Questo complesso sistema di indirizzi rende complicato l’orientamento anche per i giapponesi: per questa ragione, in Giappone, è facile trovare delle piccole stazioni di polizia in cui si può entrare anche solo per chiedere indicazioni. Queste stazioni sono chiamate Kōban e al loro interno ci sono agenti che conoscono bene la zona e sono muniti di mappe e stradari.
Se si chiede un’indicazione stradale agli abitanti delle città giapponesi, probabilmente questi non cominceranno a fornirle nominando le vie da percorrere per giungere a destinazione come accade in Europa, ma è più facile che inizino disegnare.

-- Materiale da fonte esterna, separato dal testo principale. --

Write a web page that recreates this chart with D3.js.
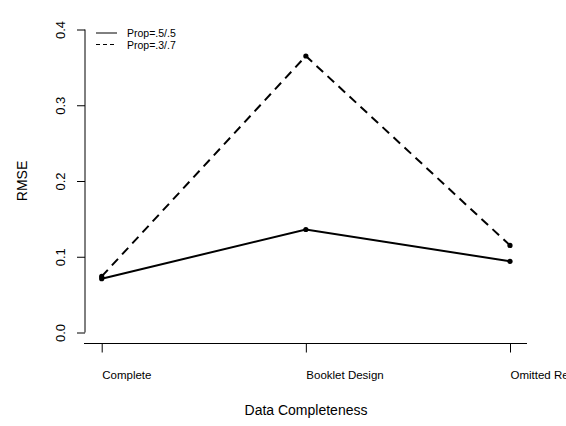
<!DOCTYPE html>
<html>
<head>
<meta charset="utf-8">
<script src="https://cdn.jsdelivr.net/npm/d3@7"></script>
<style>
  html, body { margin: 0; padding: 0; background: #fff; }
  svg { display: block; font-family: "Liberation Sans", Arial, Helvetica, sans-serif; }
</style>
</head>
<body>
<svg id="chart" width="566" height="426"></svg>
<script>
// RMSE by data completeness condition, for two group proportions
const categories = ["Complete", "Booklet Design", "Omitted Responses"];
const propEven = [0.071, 0.136, 0.094];   // Prop=.5/.5
const propUneven = [0.074, 0.365, 0.115]; // Prop=.3/.7
const yTicks = [0.0, 0.1, 0.2, 0.3, 0.4];
const seriesNames = ["Prop=.5/.5", "Prop=.3/.7"];

const svg = d3.select("#chart");

const x = d3.scalePoint().domain(categories).range([101.7, 510]);
const y = d3.scaleLinear().domain([0, 0.4]).range([332.5, 29.5]);

// y axis (line spans the tick range, labels rotated)
const yAxis = svg.append("g").attr("transform", "translate(85,0)");
yAxis.call(d3.axisLeft(y).tickValues(yTicks).tickSize(8).tickFormat(d3.format(".1f")));
yAxis.select(".domain").remove();
yAxis.append("line")
  .attr("x1", 0).attr("x2", 0)
  .attr("y1", y(0)).attr("y2", y(0.4))
  .attr("stroke", "#000");
yAxis.selectAll(".tick line").attr("stroke", "#000");
yAxis.selectAll(".tick text")
  .attr("fill", "#000")
  .attr("font-size", 13)
  .attr("text-anchor", "middle")
  .attr("x", 0).attr("dy", 0)
  .attr("transform", "translate(-25,0) rotate(-90)")
  .attr("dominant-baseline", "central");

// x axis
const xAxis = svg.append("g").attr("transform", "translate(0,343.5)");
xAxis.call(d3.axisBottom(x).tickSize(9).tickSizeOuter(0));
xAxis.select(".domain").remove();
xAxis.append("line")
  .attr("x1", 84).attr("x2", 527)
  .attr("y1", 0).attr("y2", 0)
  .attr("stroke", "#000");
xAxis.selectAll(".tick line").attr("stroke", "#000");
xAxis.selectAll(".tick text")
  .attr("fill", "#000")
  .attr("font-size", 11.5)
  .attr("text-anchor", "start")
  .attr("y", 31)
  .attr("dy", "0.35em");

// axis titles
svg.append("text")
  .attr("x", 306).attr("y", 410)
  .attr("text-anchor", "middle").attr("dominant-baseline", "central")
  .attr("font-size", 14)
  .text("Data Completeness");
svg.append("text")
  .attr("transform", "translate(22,181) rotate(-90)")
  .attr("text-anchor", "middle").attr("dominant-baseline", "central")
  .attr("font-size", 14)
  .text("RMSE");

// series lines with point markers
const line = d3.line().x((d, i) => x(categories[i])).y(d => y(d));
const series = [
  { name: seriesNames[0], values: propEven, dash: null },
  { name: seriesNames[1], values: propUneven, dash: "9,6" }
];

series.forEach(s => {
  svg.append("path")
    .datum(s.values)
    .attr("d", line)
    .attr("fill", "none")
    .attr("stroke", "#000")
    .attr("stroke-width", 2)
    .attr("stroke-dasharray", s.dash);
  svg.selectAll(null)
    .data(s.values)
    .enter().append("circle")
    .attr("cx", (d, i) => x(categories[i]))
    .attr("cy", d => y(d))
    .attr("r", 2.6)
    .attr("fill", "#000");
});

// legend
const legend = svg.append("g");
series.forEach((s, i) => {
  const ly = 33 + i * 11.5;
  legend.append("line")
    .attr("x1", 96).attr("x2", 117)
    .attr("y1", ly).attr("y2", ly)
    .attr("stroke", "#000").attr("stroke-width", 1)
    .attr("stroke-dasharray", s.dash ? "4,3" : null);
  legend.append("text")
    .attr("x", 127).attr("y", ly)
    .attr("dominant-baseline", "central")
    .attr("font-size", 10.5)
    .text(s.name);
});
</script>
</body>
</html>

Cominciando a tracciare dei quadrati su pezzi di carta improvvisati, gli abitanti giapponesi ricreano la città fornendo le indicazioni richieste. In questo caso risulta ancora più evidente il loro modo diverso di concepire lo spazio.
Perché la concezione dello spazio è così diversa?
La differenza tra i due sistemi di concezione dello spazio, quello europeo e quello giapponese, è molto profonda ed è radicata nella diversità culturale delle due aree. È difficile quindi trovare una ragione unica. C’è, però, una teoria suggestiva che collega il pensiero spaziale al linguaggio e alla scrittura.
In Europa, infatti, si scrive in modo lineare da sinistra a destra, anche i quaderni sono a righe. In Giappone invece la scrittura si basa su dei caratteri che non devono essere scritti lungo linee rette, ma ogni carattere è quasi indipendente dagli altri. Questa teoria perciò suggerisce che gli europei, che imparano a scrivere in questo modo, sono abituati a vedere e pensare a delle linee, dando di conseguenza importanza alle vie (che nello spazio sono delle linee). I giapponesi, invece, che nello spazio danno più importanza alle aree (agli isolati), sono più concentrati sui singoli caratteri, quindi sui riquadri, non trovando importanti le linee che li collegano.